» Given request
Extract each line of the material that follows exactly and omit its pictures.

» The records
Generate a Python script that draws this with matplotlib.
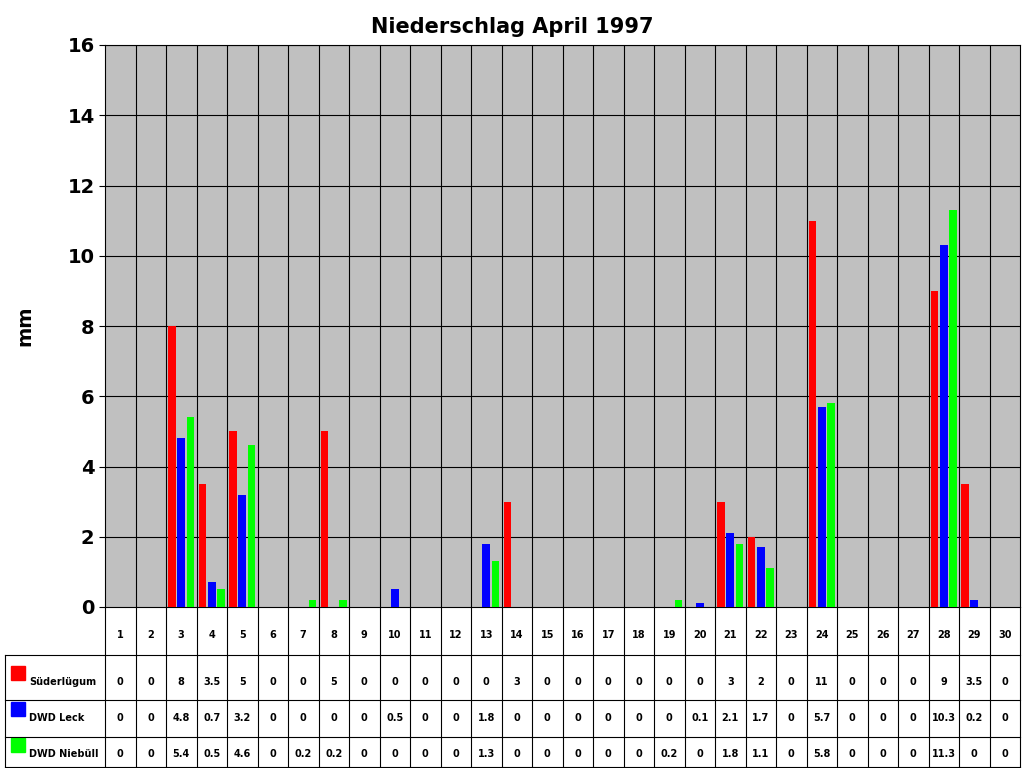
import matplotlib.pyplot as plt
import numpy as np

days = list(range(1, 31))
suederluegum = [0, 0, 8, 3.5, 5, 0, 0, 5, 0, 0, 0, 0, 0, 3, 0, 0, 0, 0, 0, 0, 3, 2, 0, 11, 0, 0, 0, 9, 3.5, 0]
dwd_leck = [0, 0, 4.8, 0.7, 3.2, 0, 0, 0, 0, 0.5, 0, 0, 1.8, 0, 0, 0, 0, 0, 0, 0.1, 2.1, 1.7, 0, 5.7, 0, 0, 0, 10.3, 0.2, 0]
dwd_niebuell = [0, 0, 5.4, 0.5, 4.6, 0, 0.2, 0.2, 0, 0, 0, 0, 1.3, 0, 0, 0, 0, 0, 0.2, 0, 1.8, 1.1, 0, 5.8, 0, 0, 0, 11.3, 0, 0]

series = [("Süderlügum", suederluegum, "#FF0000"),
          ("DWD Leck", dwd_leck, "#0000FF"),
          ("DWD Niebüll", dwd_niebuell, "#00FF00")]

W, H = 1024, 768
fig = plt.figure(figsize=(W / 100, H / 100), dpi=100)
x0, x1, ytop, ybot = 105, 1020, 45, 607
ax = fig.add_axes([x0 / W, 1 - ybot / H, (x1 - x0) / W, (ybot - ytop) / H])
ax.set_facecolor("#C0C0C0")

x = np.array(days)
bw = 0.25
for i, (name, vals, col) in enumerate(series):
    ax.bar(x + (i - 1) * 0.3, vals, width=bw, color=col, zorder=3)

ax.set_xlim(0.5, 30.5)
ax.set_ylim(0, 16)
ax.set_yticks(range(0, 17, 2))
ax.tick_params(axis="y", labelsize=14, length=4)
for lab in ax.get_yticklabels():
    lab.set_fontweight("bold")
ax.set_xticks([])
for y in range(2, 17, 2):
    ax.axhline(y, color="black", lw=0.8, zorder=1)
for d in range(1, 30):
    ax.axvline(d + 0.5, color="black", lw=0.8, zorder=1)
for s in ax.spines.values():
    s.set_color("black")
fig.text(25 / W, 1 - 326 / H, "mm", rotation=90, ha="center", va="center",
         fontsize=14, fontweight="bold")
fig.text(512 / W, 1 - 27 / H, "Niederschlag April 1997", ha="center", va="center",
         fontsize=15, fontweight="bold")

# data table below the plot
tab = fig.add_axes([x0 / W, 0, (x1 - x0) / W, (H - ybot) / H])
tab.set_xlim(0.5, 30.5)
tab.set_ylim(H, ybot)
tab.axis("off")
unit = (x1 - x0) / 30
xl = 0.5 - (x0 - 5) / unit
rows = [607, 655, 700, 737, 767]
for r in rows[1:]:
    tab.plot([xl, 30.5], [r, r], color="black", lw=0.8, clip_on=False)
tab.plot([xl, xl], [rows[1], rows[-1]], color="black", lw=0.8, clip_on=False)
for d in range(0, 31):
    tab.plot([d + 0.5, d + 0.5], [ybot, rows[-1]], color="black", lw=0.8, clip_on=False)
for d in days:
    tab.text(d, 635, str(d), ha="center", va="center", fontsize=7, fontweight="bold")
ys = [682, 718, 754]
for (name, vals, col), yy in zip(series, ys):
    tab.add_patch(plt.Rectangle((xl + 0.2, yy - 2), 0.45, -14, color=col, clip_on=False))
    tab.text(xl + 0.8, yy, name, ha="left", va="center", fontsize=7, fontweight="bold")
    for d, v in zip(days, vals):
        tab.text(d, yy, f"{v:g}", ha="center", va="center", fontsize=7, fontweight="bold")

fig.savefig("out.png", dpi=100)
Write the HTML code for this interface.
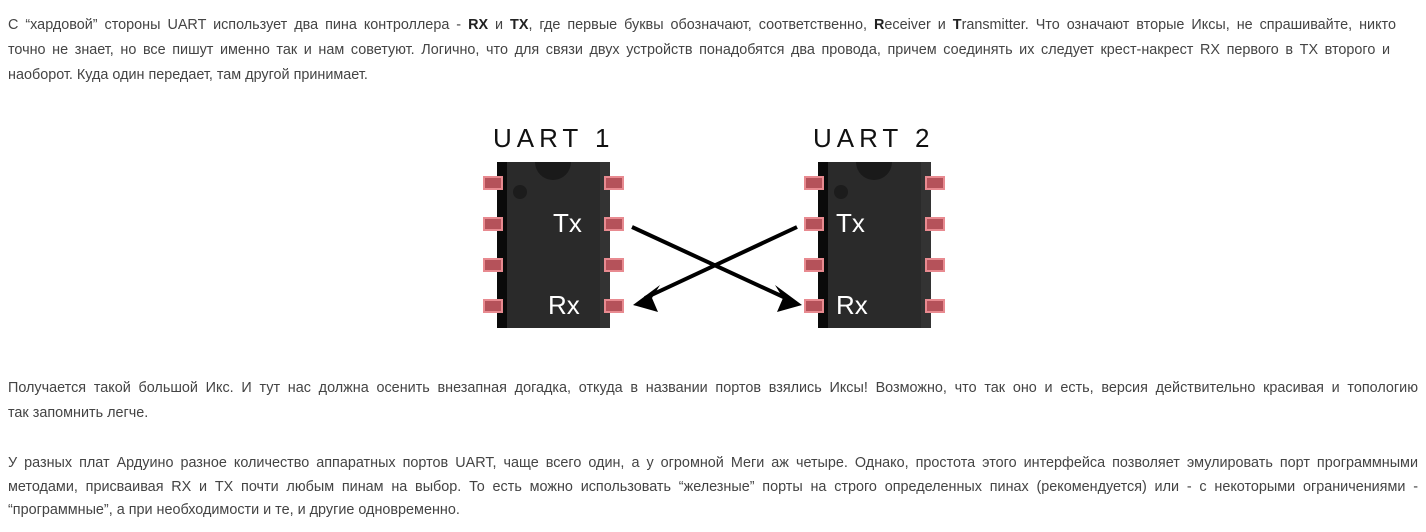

» Full answer
Generate a Python script that draws this with matplotlib.
import matplotlib.pyplot as plt
import numpy as np

days = list(range(1, 31))
suederluegum = [0, 0, 8, 3.5, 5, 0, 0, 5, 0, 0, 0, 0, 0, 3, 0, 0, 0, 0, 0, 0, 3, 2, 0, 11, 0, 0, 0, 9, 3.5, 0]
dwd_leck = [0, 0, 4.8, 0.7, 3.2, 0, 0, 0, 0, 0.5, 0, 0, 1.8, 0, 0, 0, 0, 0, 0, 0.1, 2.1, 1.7, 0, 5.7, 0, 0, 0, 10.3, 0.2, 0]
dwd_niebuell = [0, 0, 5.4, 0.5, 4.6, 0, 0.2, 0.2, 0, 0, 0, 0, 1.3, 0, 0, 0, 0, 0, 0.2, 0, 1.8, 1.1, 0, 5.8, 0, 0, 0, 11.3, 0, 0]

series = [("Süderlügum", suederluegum, "#FF0000"),
          ("DWD Leck", dwd_leck, "#0000FF"),
          ("DWD Niebüll", dwd_niebuell, "#00FF00")]

W, H = 1024, 768
fig = plt.figure(figsize=(W / 100, H / 100), dpi=100)
x0, x1, ytop, ybot = 105, 1020, 45, 607
ax = fig.add_axes([x0 / W, 1 - ybot / H, (x1 - x0) / W, (ybot - ytop) / H])
ax.set_facecolor("#C0C0C0")

x = np.array(days)
bw = 0.25
for i, (name, vals, col) in enumerate(series):
    ax.bar(x + (i - 1) * 0.3, vals, width=bw, color=col, zorder=3)

ax.set_xlim(0.5, 30.5)
ax.set_ylim(0, 16)
ax.set_yticks(range(0, 17, 2))
ax.tick_params(axis="y", labelsize=14, length=4)
for lab in ax.get_yticklabels():
    lab.set_fontweight("bold")
ax.set_xticks([])
for y in range(2, 17, 2):
    ax.axhline(y, color="black", lw=0.8, zorder=1)
for d in range(1, 30):
    ax.axvline(d + 0.5, color="black", lw=0.8, zorder=1)
for s in ax.spines.values():
    s.set_color("black")
fig.text(25 / W, 1 - 326 / H, "mm", rotation=90, ha="center", va="center",
         fontsize=14, fontweight="bold")
fig.text(512 / W, 1 - 27 / H, "Niederschlag April 1997", ha="center", va="center",
         fontsize=15, fontweight="bold")

# data table below the plot
tab = fig.add_axes([x0 / W, 0, (x1 - x0) / W, (H - ybot) / H])
tab.set_xlim(0.5, 30.5)
tab.set_ylim(H, ybot)
tab.axis("off")
unit = (x1 - x0) / 30
xl = 0.5 - (x0 - 5) / unit
rows = [607, 655, 700, 737, 767]
for r in rows[1:]:
    tab.plot([xl, 30.5], [r, r], color="black", lw=0.8, clip_on=False)
tab.plot([xl, xl], [rows[1], rows[-1]], color="black", lw=0.8, clip_on=False)
for d in range(0, 31):
    tab.plot([d + 0.5, d + 0.5], [ybot, rows[-1]], color="black", lw=0.8, clip_on=False)
for d in days:
    tab.text(d, 635, str(d), ha="center", va="center", fontsize=7, fontweight="bold")
ys = [682, 718, 754]
for (name, vals, col), yy in zip(series, ys):
    tab.add_patch(plt.Rectangle((xl + 0.2, yy - 2), 0.45, -14, color=col, clip_on=False))
    tab.text(xl + 0.8, yy, name, ha="left", va="center", fontsize=7, fontweight="bold")
    for d, v in zip(days, vals):
        tab.text(d, yy, f"{v:g}", ha="center", va="center", fontsize=7, fontweight="bold")

fig.savefig("out.png", dpi=100)
Write the HTML code for this interface.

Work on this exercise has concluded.